Ele explica que, na prática, o controle social efetivo pode atrasar cronogramas, o que gera resistência. “Quando a população percebe o impacto – com máquinas derrubando árvores ou rios sendo assoreados – já é tarde demais. Esse acompanhamento deveria começar desde o planejamento”.

Dois lados do projeto

A Avenida Liberdade, com 13,3 quilômetros, terá duas faixas de tráfego em cada sentido, ciclovias ecológicas, iluminação por energia solar e seis viadutos e pontes. Mas Valdinei alerta: “Impacto pode ser positivo ou negativo. Ajuda a mobilidade urbana? Sim. Mas a que custo ambiental e social? Essas são as perguntas que precisamos fazer”.

Ele também reforça a necessidade de acompanhamento contínuo: “O impacto real só será percebido com o monitoramento. É um compromisso que deve ser assumido pelo governo e por toda a sociedade”.

Para Valdinei, o principal aprendizado é a necessidade de integrar planejamento técnico, fiscalização ambiental e participação comunitária: “Os estudos de impacto ambiental devem ser usados para minimizar danos. Não podemos ignorar que as águas e as florestas impactadas são essenciais para a vida em Belém”.

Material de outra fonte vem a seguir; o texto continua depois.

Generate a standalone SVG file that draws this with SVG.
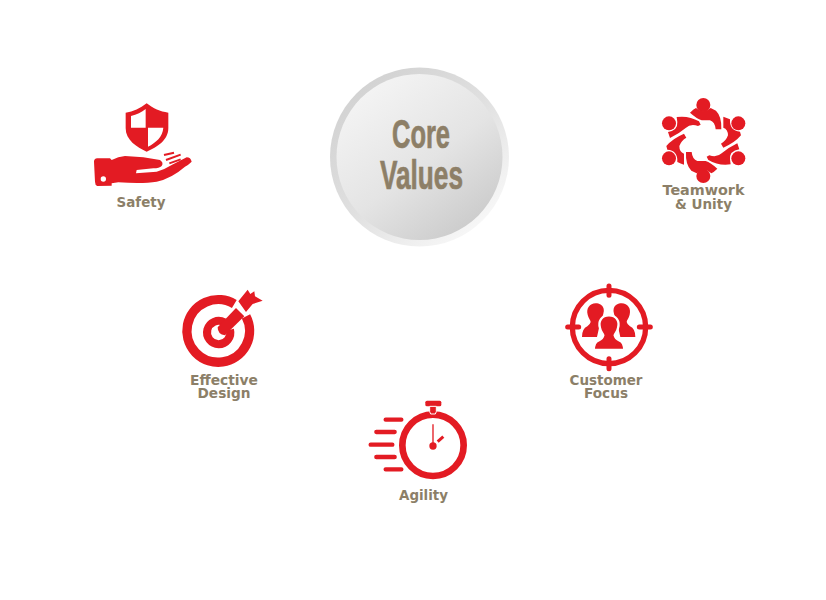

A CENARIUM solicitou um posicionamento à Semas sobre quais ações estão sendo feitas para minimizar os danos. Leia abaixo na íntegra a nota enviada pela pasta:

“A Secretaria de Meio Ambiente e Sustentabilidade informa que realiza o controle dos potenciais impactos ambientais por meio de vistorias frequentes na área do projeto e relatórios ambientais detalhados. Todas as ações de mitigação dos impactos nos corpos d’água e nas áreas direta e indiretamente afetadas, estão previstas no Plano de Controle Ambiental. Além disso, a Semas mantém um diálogo ativo com as comunidades do entorno do projeto”.